As radical professor Ruth Wilson Gilmore has shown in her works such as “Golden Gulag: Prisons, Surplus, Crisis, and Opposition in Globalizing California” (2007), Black and Brown youth were most impacted by this restructuring, and prisons became warehouses for surplus Black and Brown labor.

Some have focused their criticism on the profits gained from the exploitation of prison labor in state-run and for-profit prisons. Yet the case of the Boundary Park Four and More displays how prison labor is merely a bonus. Remembering the centrality of youth to radical movements of the 1950s, 1960s and 1970s, we can see how the mass incarceration of three generations of Black youth has held back mass mobilization.

Now, federal and state forces seem intent on completely throwing away the first ­generation impacted by deindustrialization.

Members of the Boundary Park Four and More are among the formerly incarcerated who have been sent home from prison with no concern for their employment, housing, food or health care. Still, California State Democratic Party officials have been rewarded with electoral victories for their support of the grassroots propositions.

On the other side, conservatives such as State Assemblyman Travis Allen and gubernatorial candidate John Cox have blamed these ballot measures that released prisoners for increasing crime in California and have promised to reverse propositions 47 and 57. They do this despite reports by the Public Policy Institute of California and others proving the contrary.

In 2000, Californians passed Proposition 36 to send people arrested for drug offenses for treatment instead of to prison. Yet, citing his own conviction in 2006, Curtis Howard has noted that state and federal agencies have evaded this reform by charging users as if they were dealers. As they did with Howard in 2006, police agencies entice users into participating in minor sales as middlemen between a dealer and a customer and then charge them as if they were large distributors.

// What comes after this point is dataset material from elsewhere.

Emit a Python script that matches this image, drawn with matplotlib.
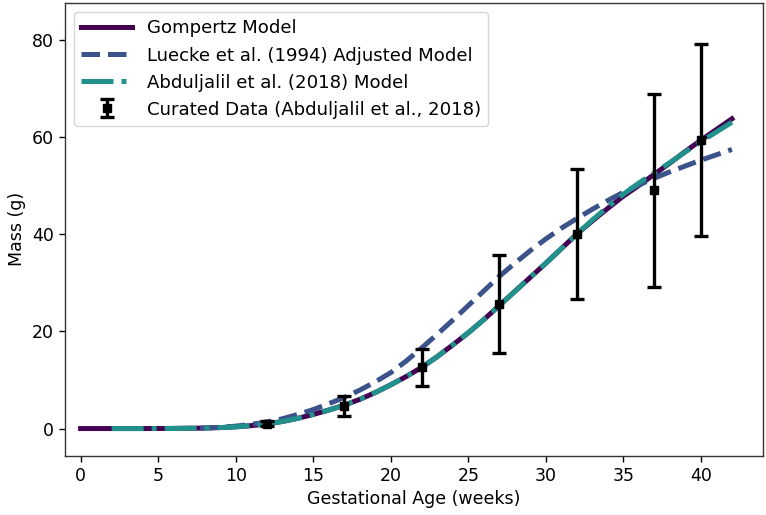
import matplotlib
matplotlib.use("Agg")
import matplotlib.pyplot as plt

# model curves (weeks -> grams)
gompertz_weeks = list(range(0, 43))
gompertz_mass = [0.0, 0.0, 0.0, 0.0, 0.0, 0.01, 0.02, 0.05, 0.1, 0.2,
                 0.35, 0.6, 0.95, 1.45, 2.1, 2.9, 3.8, 4.8, 6.0, 7.4,
                 9.0, 10.7, 12.6, 14.8, 17.2, 19.7, 22.4, 25.3, 28.2, 31.1,
                 34.0, 37.0, 40.0, 42.7, 45.3, 47.8, 50.0, 52.3, 54.6, 57.0,
                 59.3, 61.5, 63.7]

luecke_weeks = list(range(6, 43))
luecke_mass = [0.02, 0.05, 0.12, 0.25, 0.5, 0.85, 1.35, 2.0, 2.9, 3.9,
               5.1, 6.4, 7.9, 9.6, 11.5, 13.9, 16.6, 19.4, 22.3, 25.3,
               28.3, 31.3, 34.0, 36.6, 39.0, 41.2, 43.2, 45.1, 46.9, 48.6,
               50.1, 51.5, 52.8, 54.0, 55.2, 56.3, 57.4]

abdul_weeks = list(range(2, 43))
abdul_mass = [0.0, 0.0, 0.0, 0.01, 0.02, 0.05, 0.1, 0.2,
              0.35, 0.6, 0.95, 1.45, 2.1, 2.9, 3.8, 4.8, 6.0, 7.4,
              9.0, 10.7, 12.6, 14.8, 17.2, 19.7, 22.4, 25.3, 28.2, 31.1,
              34.0, 37.0, 40.0, 42.9, 45.6, 48.2, 50.5, 52.6, 54.7, 56.9,
              59.0, 61.0, 63.0]

# curated data points
data_weeks = [12, 17, 22, 27, 32, 37, 40]
data_mass = [1.0, 4.6, 12.6, 25.6, 40.0, 49.0, 59.3]
data_err = [0.45, 2.1, 3.8, 10.0, 13.3, 19.9, 19.7]

plt.rcParams['font.family'] = 'DejaVu Sans'
fig, ax = plt.subplots(figsize=(7.66, 5.15), dpi=100)
fig.subplots_adjust(left=0.085, right=0.996, top=0.994, bottom=0.115)

ax.plot(gompertz_weeks, gompertz_mass, color='#440154', lw=3.6,
        label='Gompertz Model')
ax.plot(luecke_weeks, luecke_mass, color='#3b528b', lw=3.6, ls='--',
        label='Luecke et al. (1994) Adjusted Model')
ax.plot(abdul_weeks, abdul_mass, color='#21918c', lw=3.6, ls='-.',
        label='Abduljalil et al. (2018) Model')
ax.errorbar(data_weeks, data_mass, yerr=data_err, fmt='s', color='black',
            ms=6, elinewidth=2.4, capsize=4.8, capthick=2.4,
            label='Curated Data (Abduljalil et al., 2018)', zorder=5)

ax.set_xlim(-1, 44)
ax.set_ylim(-5.6, 87.5)
ax.set_xticks(range(0, 41, 5))
ax.set_yticks(range(0, 81, 20))
ax.set_xlabel('Gestational Age (weeks)', fontsize=12.5)
ax.set_ylabel('Mass (g)', fontsize=12.5)
ax.tick_params(labelsize=12.5, length=4.5, width=1.0)
for s in ax.spines.values():
    s.set_linewidth(1.0)
    s.set_color('#333333')

ax.legend(loc='upper left', fontsize=13.1, handlelength=2.8,
          borderaxespad=0.5)

fig.savefig('out.png', dpi=100)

For Howard, the sheer absurdity in charging the Boundary Park Four and More as dealers lies in the fact that none of these men have any recognizable assets: they own no cars or homes and don’t even have bank accounts. They likely have less than $100 disposable income, suggests Howard.

If the Boundary Park Four and More have any chance at freedom, they need the support of the community. As members of Workers World Party-San Diego, the Committee Against Police Brutality and the Black August Planning Committee organize this August, they will remind people that all prisoners are political prisoners. For this reason, these organizations have called for a protest in solidarity with the Boundary Park Four and More at the federal courthouse in downtown San Diego on Aug. 10.